Hijo mío, observa la religión del recuerdo: el recuerdo es también una de las flores hermosas que se abren en las almas buenas.
En nuestro agitado siglo, en que cada uno lucha para sí, muchos corazones, llenos de un empedernido egoísmo, son ingratos sin saberlo.
Ahora es uno indiferente para aquellos a quienes se amaba ayer, y apenas si se recuerdan los nombres de aquellos que uno se había prometido amar eternamente.
Jamás los muertos se han ido tan de prisa y jamás la hierba ha crecido tan rápidamente sobre las tumbas cerradas.

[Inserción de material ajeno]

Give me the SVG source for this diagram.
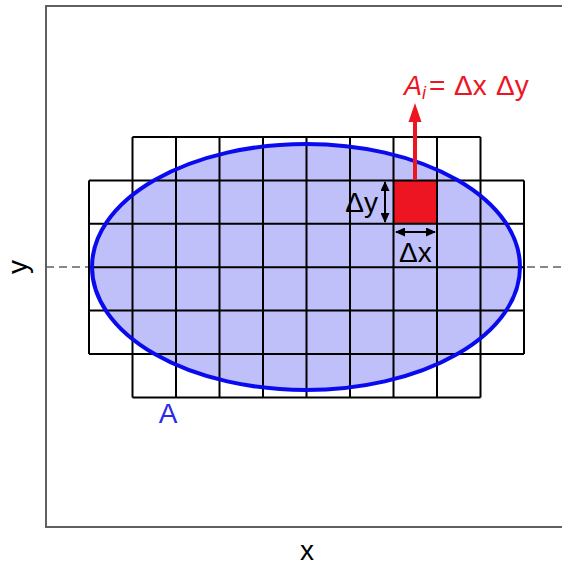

¡Dormid, amigos y bienhechores! ¡Será muy raro que aquellos que habéis colmado de vuestras atenciones y cuidados, vengan a turbar el reposo de vuestras cenizas!
Más todavía: aún se está en plena vida, cuando ya se ha olvidado por completo; y he visto hombres venerables, cuya existencia toda no había sido más que un puro sacrificio, terminar sus días en la más íncomprensible soledad.
Tú amarás a todos aquellos que te han hecho un bien, sea del cuerpo, sea del alma; rogarás a Dios por ellos cada día, y no dejarás nunca de mostrarles, tanto por tus palabras como por tu conducta, la santa fidelidad del recuerdo.
Cuando la ingratitud está en todas partes, es preciso que el agradecimiento encuentre un refugio siquiera en los corazones cristianos.